China’s households hide as much as 9.3 trillion yuan ($1.4 trillion) of income that is not reported in official figures, with 80 percent accrued by the wealthiest people according to a Credit Suisse Equities Research Study

* the money is mostly illegal or quasi-illegal equates to about 30 per cent of China’s gross domestic product
* The average urban disposable household income in China is 32,154 yuan, or 90 percent more than official figures
* top 10 percent of China’s households take in 139,000 yuan a year, more than triple the official figures
* the bottom 10 percent earns 5,350 yuan, or 13 percent more
* The top 20 percent of households account for 81.3 percent of total hidden income
* Average per-capital income for the richest 10 percent, at 97,000 yuan, was 65 times of that of the poorest 10 percent, Wang’s survey showed — instead of the 23 times figure given by official National Statistics Bureau’s household income survey.
* China’s wealth gap between rich and poor is even wider
* The “grey income” comes from many sources, including gifts to officials at weddings, profits from land transfers, kickbacks from construction projects, and payoffs from state monopolies such as the tobacco industry
* The potential of China’s consumer market is even bigger than we expected
* China’s property bubble may not be so bad. China’s national real estate affordability ratio drops to 4x –similar to that in the US.
* If the effect of grey income is included, China’s Gini index is likely to be more than 0.55 – similar to many South American countries’

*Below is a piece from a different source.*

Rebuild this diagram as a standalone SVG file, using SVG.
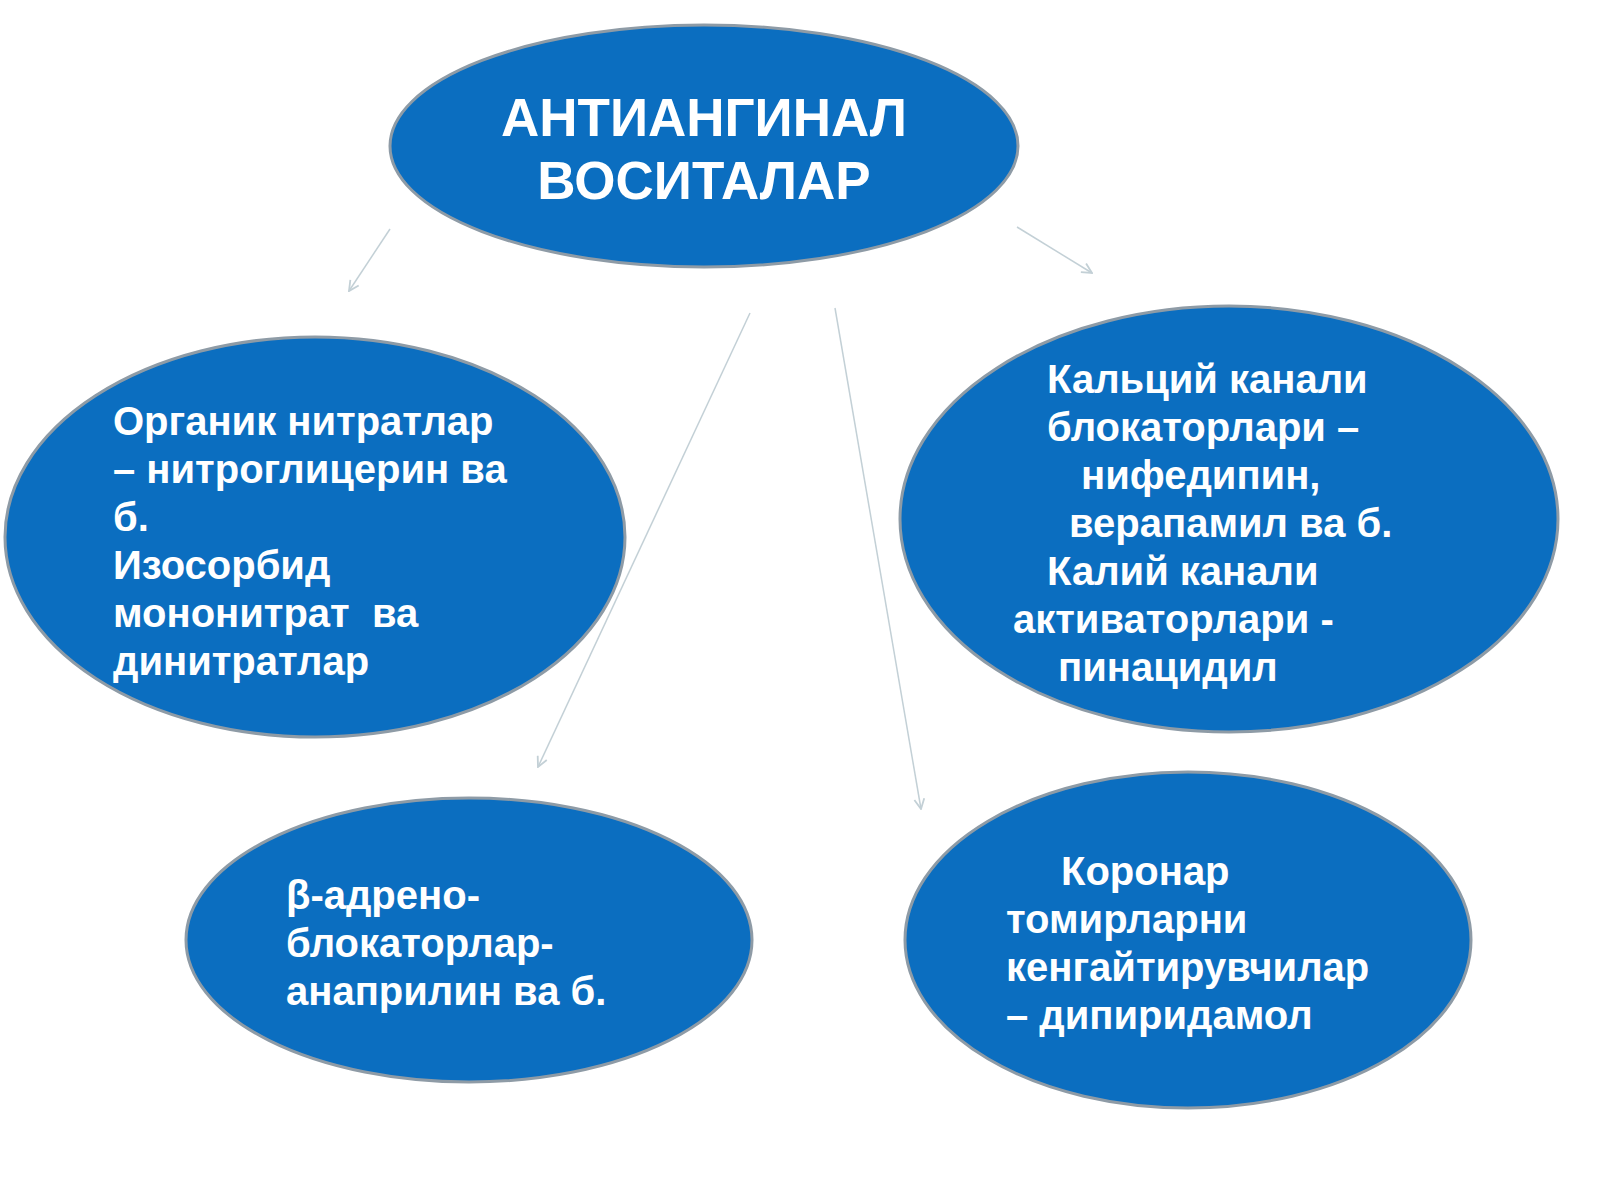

* household income is a much higher percentage of GDP than official figures show, helping explain a surge in spending on luxury goods.
* The figures make sense of the wealth accumulated by local officials, often revealed during corruption trials. Hao Pengjun, a former county mine official in northern China’s Shanxi province, was jailed for 20 years in April for taking in 305 million yuan illegally, the People’s Daily reported. Hao owned 35 properties in Beijing including 17 in one development, according to the Shanxi Evening News
* Credit Suisse’s suggests investing in luxury goods providers like LVMH or BMW, Chinese property developers, and gambling companies with a big presence in Macau.

FURTHER READING
A 2006 study of shadow economies for 145 countries.

Back then the estimate for China was about 15% shadow economy. the 30% is more in line with estimates for other Asian countries. The USA and OECD countries have an estimate of about 16% for shadow economy.